• **Task goal**
Take each line containing "size" and report it exactly as written.

• **Data segment**
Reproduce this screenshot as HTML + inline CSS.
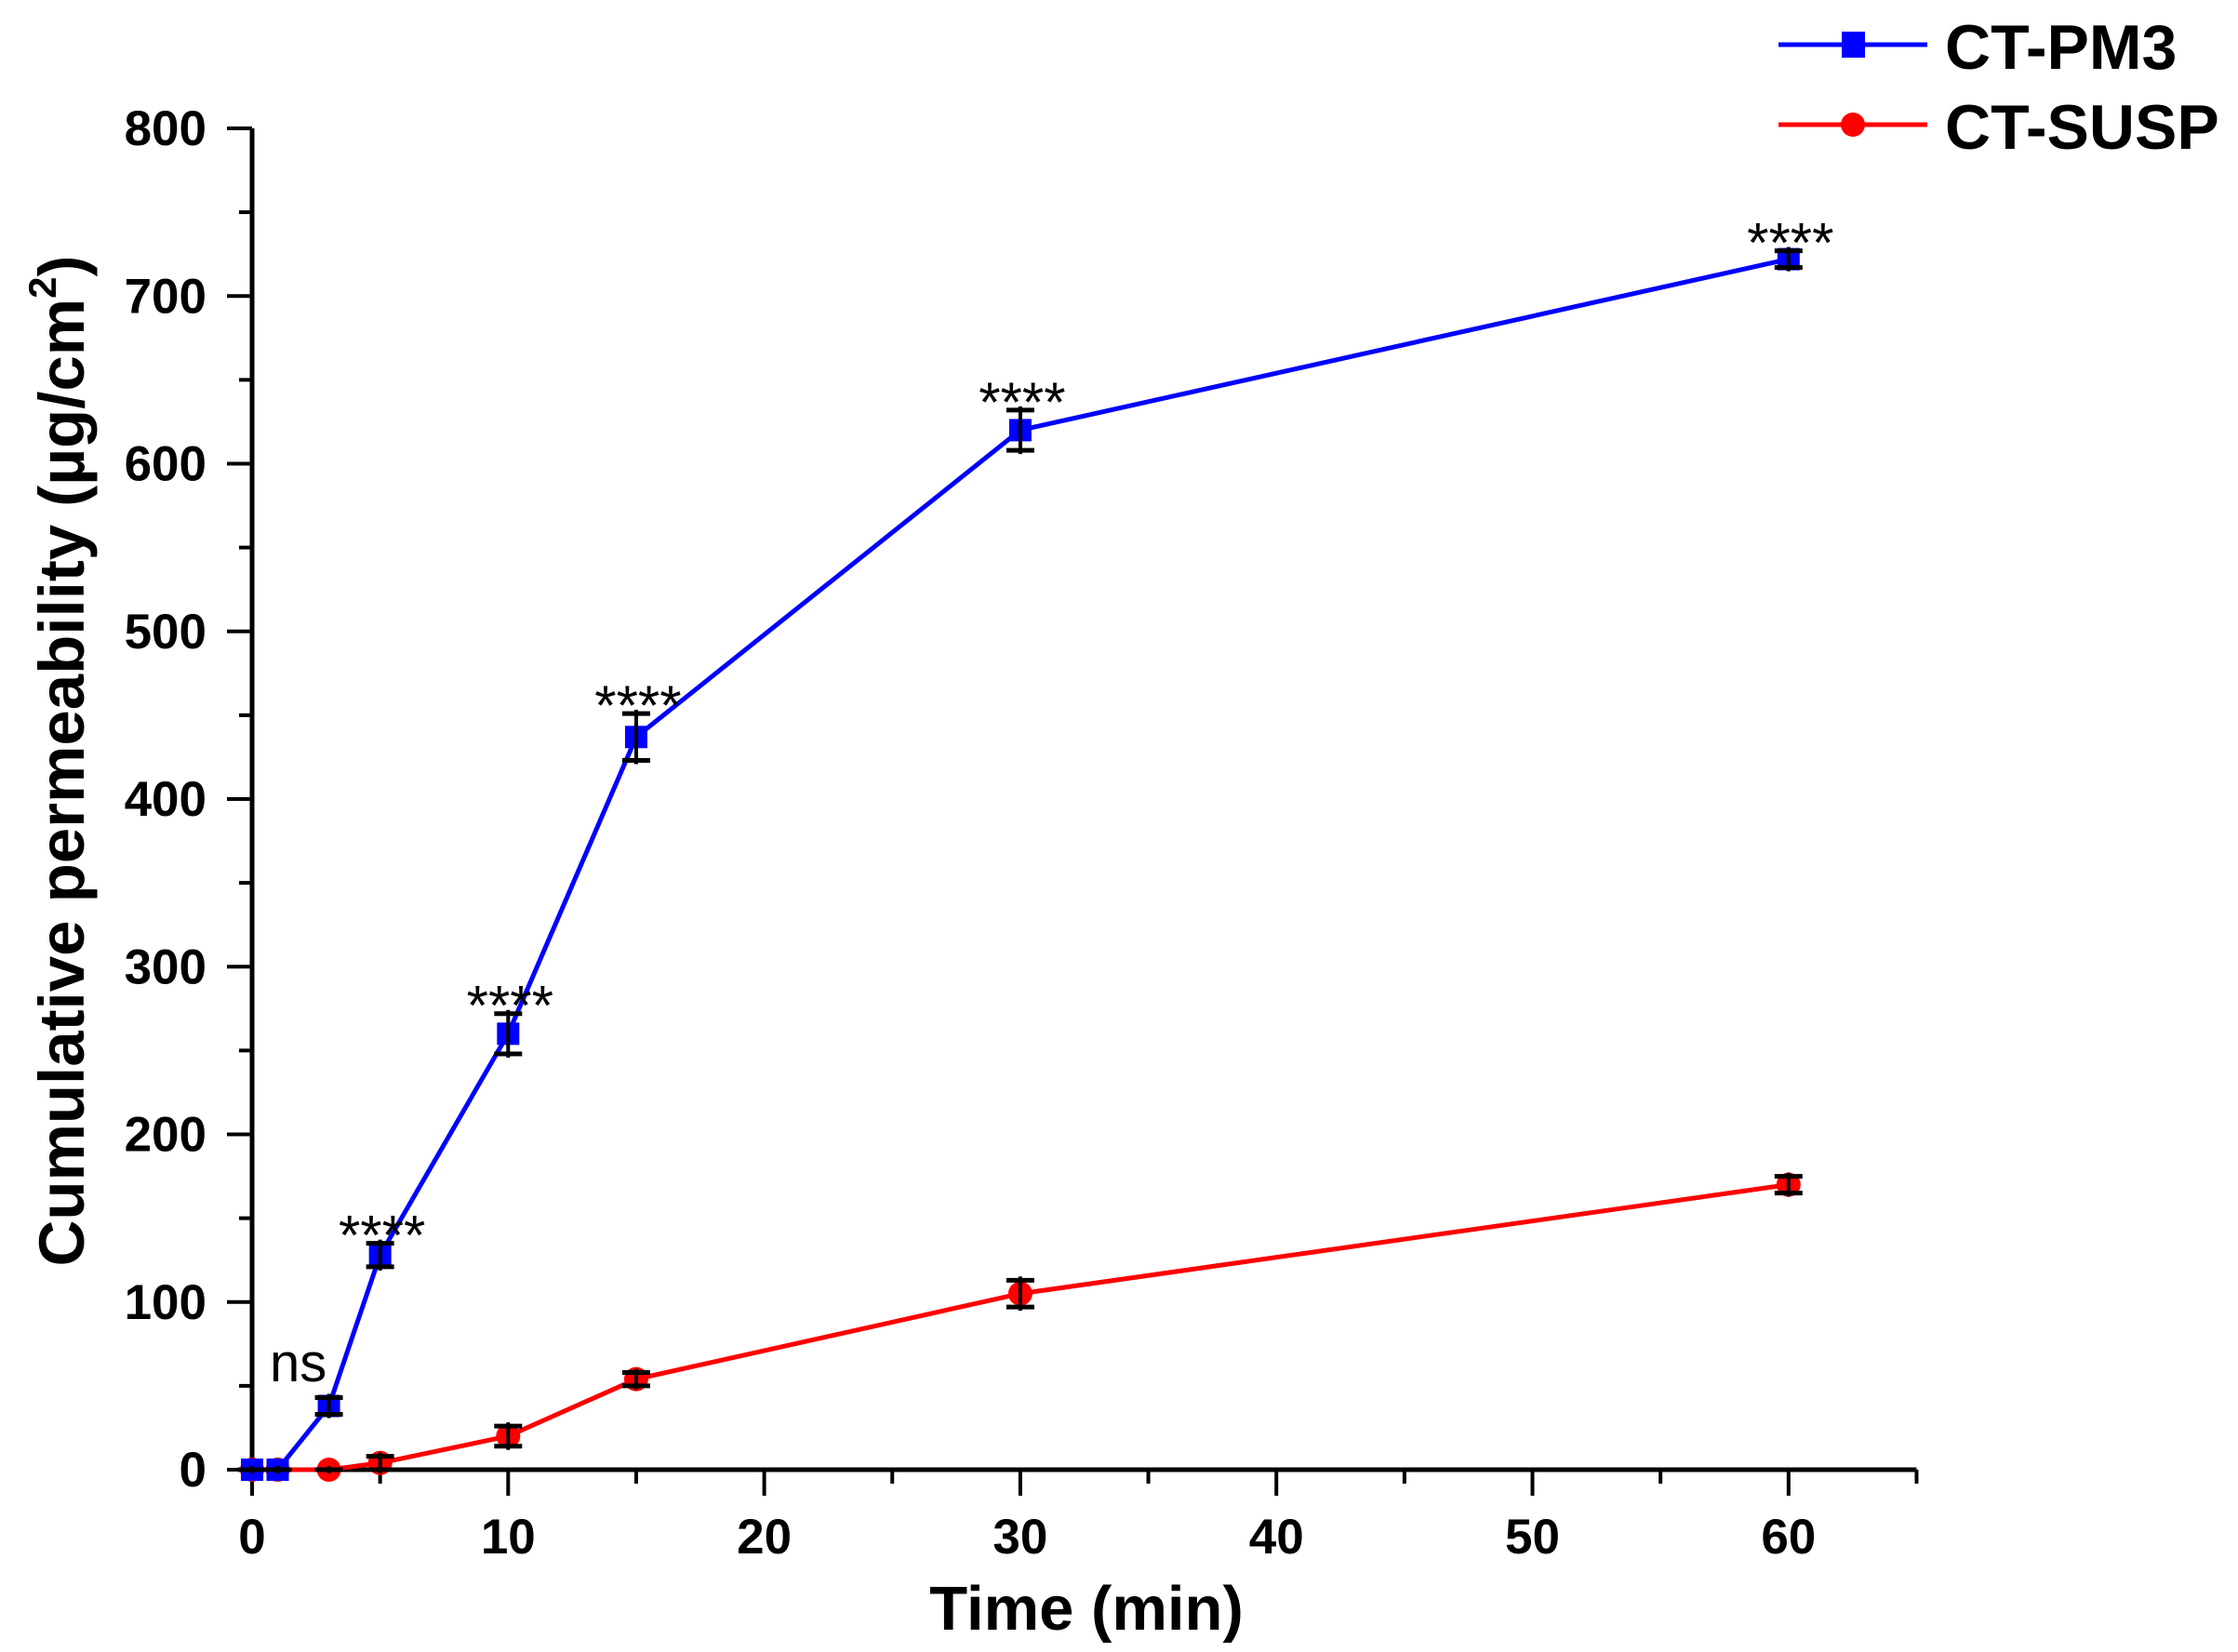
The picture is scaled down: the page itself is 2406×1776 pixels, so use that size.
<!DOCTYPE html>
<html><head><meta charset="utf-8"><style>
html,body{margin:0;padding:0;background:#fff;}
svg{display:block;font-family:"Liberation Sans",Arial,sans-serif;}
</style></head><body>
<svg id="chart" width="2406" height="1776" viewBox="0 0 2406 1776">
<g id="axes"></g>
<g id="series"></g>
<g id="annots"></g>
<text x="1168" y="1752" font-size="67" font-weight="bold" text-anchor="middle">Time (min)</text>
<text transform="translate(90,818) rotate(-90)" font-size="69" font-weight="bold" text-anchor="middle">Cumulative permeability (µg/cm<tspan dy="-30" font-size="42">2</tspan><tspan dy="30">)</tspan></text>
<g>
<g>
<line x1="1912" y1="48" x2="2072" y2="48" stroke="#0000ff" stroke-width="5"/>
<rect x="1980" y="34" width="25" height="28" fill="#0000ff"/>
<text x="2091" y="74" font-size="68" font-weight="bold">CT-PM3</text>
</g>
<g>
<line x1="1912" y1="134" x2="2072" y2="134" stroke="#ff0000" stroke-width="5"/>
<circle cx="1992" cy="134" r="13" fill="#ff0000"/>
<text x="2091" y="160" font-size="68" font-weight="bold">CT-SUSP</text>
</g>
</g>
</svg>
<script>
const times=[0,1,3,5,10,15,30,60];
const pm3=[0,0,38,128,260,437,620,722];
const pm3Err=[0,0,5,7,12,14,12,5];
const susp=[0,0,0,4,20,54,105,170];
const suspErr=[0,0,0,4,6,4,8,5];
const xTicks=[0,10,20,30,40,50,60];
const yTicks=[0,100,200,300,400,500,600,700,800];
const annTimes=[3,5,10,15,30,60];
const annLabels=["ns","****","****","****","****","****"];

const NS="http://www.w3.org/2000/svg";
const X0=271,XS=27.53,Y0=1580,YS=1.8025;
const sx=t=>X0+t*XS, sy=v=>Y0-v*YS;
function mk(tag,attrs,parent){const e=document.createElementNS(NS,tag);for(const k in attrs)e.setAttribute(k,attrs[k]);parent.appendChild(e);return e;}
const axes=document.getElementById('axes'),ser=document.getElementById('series'),ann=document.getElementById('annots');

let xa=mk('line',{x1:sx(0),y1:Y0,x2:sx(65),y2:Y0,stroke:'#000','stroke-width':5},axes);


let ya=mk('line',{x1:X0,y1:sy(0)+2,x2:X0,y2:sy(800),stroke:'#000','stroke-width':5},axes);


for(let t=0;t<=65;t+=5){const major=t%10===0;mk('line',{x1:sx(t),y1:Y0,x2:sx(t),y2:Y0+(major?28:15),stroke:'#000','stroke-width':4},axes);}
for(let v=0;v<=800;v+=50){const major=v%100===0;mk('line',{x1:X0,y1:sy(v),x2:X0-(major?27:14),y2:sy(v),stroke:'#000','stroke-width':4},axes);}
xTicks.forEach(t=>{const e=mk('text',{x:sx(t),y:1670,'font-size':53,'font-weight':'bold','text-anchor':'middle'},axes);e.textContent=t;

});
yTicks.forEach(v=>{const e=mk('text',{x:222,y:sy(v)+18,'font-size':53,'font-weight':'bold','text-anchor':'end'},axes);e.textContent=v;

});

function drawSeries(vals,errs,color,shape,name){
  const pts=times.map((t,i)=>sx(t)+','+sy(vals[i])).join(' ');
  const pl=mk('polyline',{points:pts,fill:'none',stroke:color,'stroke-width':5},ser);
  
  
  times.forEach((t,i)=>{
    const x=sx(t),y=sy(vals[i]);let m;
    if(shape==='square')m=mk('rect',{x:x-12,y:y-12,width:24,height:24,fill:color},ser);
    else m=mk('circle',{cx:x,cy:y,r:13,fill:color},ser);
    
    
    const e=errs[i];const y1=sy(vals[i]+e),y2=sy(vals[i]-e);
    mk('line',{x1:x,y1:y1-4,x2:x,y2:y2+4,stroke:'#000','stroke-width':4},ser);
    mk('line',{x1:x-15,y1:y1,x2:x+15,y2:y1,stroke:'#000','stroke-width':5},ser);
    mk('line',{x1:x-15,y1:y2,x2:x+15,y2:y2,stroke:'#000','stroke-width':5},ser);
  });
}
drawSeries(susp,suspErr,'#ff0000','circle','ct-susp');
drawSeries(pm3,pm3Err,'#0000ff','square','ct-pm3');

annTimes.forEach((t,i)=>{
  const idx=times.indexOf(t);const isNs=annLabels[i]==='ns';
  const e=mk('text',{x:sx(t)+(isNs?-33:2),y:isNs?1485:sy(pm3[idx]+pm3Err[idx])+12,'font-size':isNs?58:60,'text-anchor':'middle'},ann);
  e.textContent=annLabels[i];
  
  
});
</script>
</body></html>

• **Expected answer**
The picture is scaled down: the page itself is 2406×1776 pixels, so use that size.
<text x="1168" y="1752" font-size="67" font-weight="bold" text-anchor="middle">Time (min)</text>
<text transform="translate(90,818) rotate(-90)" font-size="69" font-weight="bold" text-anchor="middle">Cumulative permeability (µg/cm<tspan dy="-30" font-size="42">2</tspan><tspan dy="30">)</tspan></text>
<text x="2091" y="74" font-size="68" font-weight="bold">CT-PM3</text>
<text x="2091" y="160" font-size="68" font-weight="bold">CT-SUSP</text>
xTicks.forEach(t=>{const e=mk('text',{x:sx(t),y:1670,'font-size':53,'font-weight':'bold','text-anchor':'middle'},axes);e.textContent=t;
yTicks.forEach(v=>{const e=mk('text',{x:222,y:sy(v)+18,'font-size':53,'font-weight':'bold','text-anchor':'end'},axes);e.textContent=v;
  const e=mk('text',{x:sx(t)+(isNs?-33:2),y:isNs?1485:sy(pm3[idx]+pm3Err[idx])+12,'font-size':isNs?58:60,'text-anchor':'middle'},ann);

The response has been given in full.